[ オピニオン ]
(2017/6/7 05:00)
「煙草(たばこ)は、本来、日本になかった植物である。(中略)悪魔が、どこからか持って来たのだそうである」(芥川龍之介『煙草と悪魔』)。
悪魔はキリスト教と一緒に日本に伝来したが、当時は誘惑すべき信徒がいない。園芸でもして暇をつぶそうと考えた。植えた種が見事な葉をつけた頃、通りがかった商人の魂を狙って賭けをする。勝負は知恵を働かせた商人が勝ち、悪魔から畑を奪う。それがタバコ畑だった。
近年、愛煙家はどんどん居場所がなくなっている。東京五輪・パラリンピックを控え、東京都議選では小池百合子知事が率いる地域政党・都民ファーストの会が受動喫煙対策として原則、屋内禁煙にすることを打ち出している。

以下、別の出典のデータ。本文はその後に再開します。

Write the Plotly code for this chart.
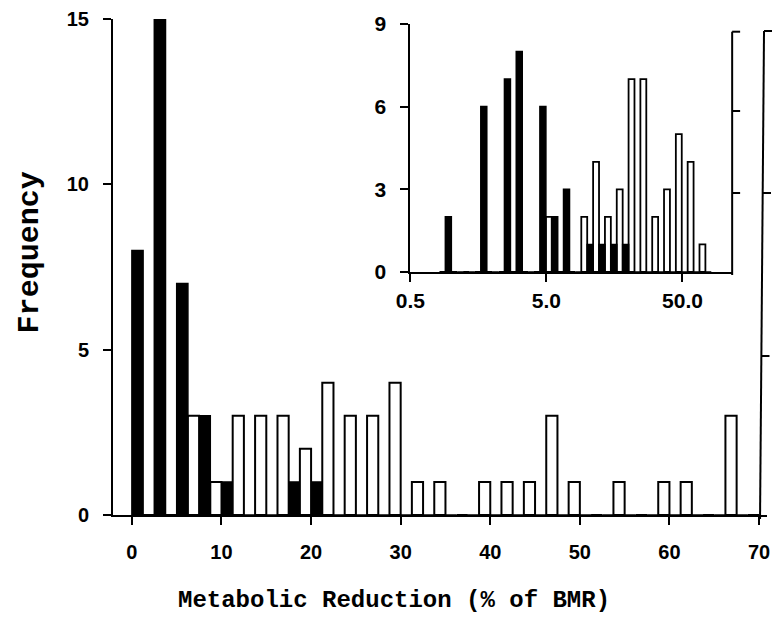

もちろん、たばこが健康に良くないことは明らかだ。しかし最近では、煙が少なくタール分はゼロ、ニコチンだけを摂取できる電子たばこでさえ、受動喫煙対策の俎上(そじょう)に上っている。“たばこ”と名のつくものは、残らず排除してしまえという雰囲気だ。
悪魔は商人の魂を奪えなかった代わりに、喫煙の習慣を日本に持ち込んだ。作者の芥川は「ころんでも、ただは起きない」と評している。今の禁煙論議を悪魔が見ていたら、さぞ悔しがるに違いない。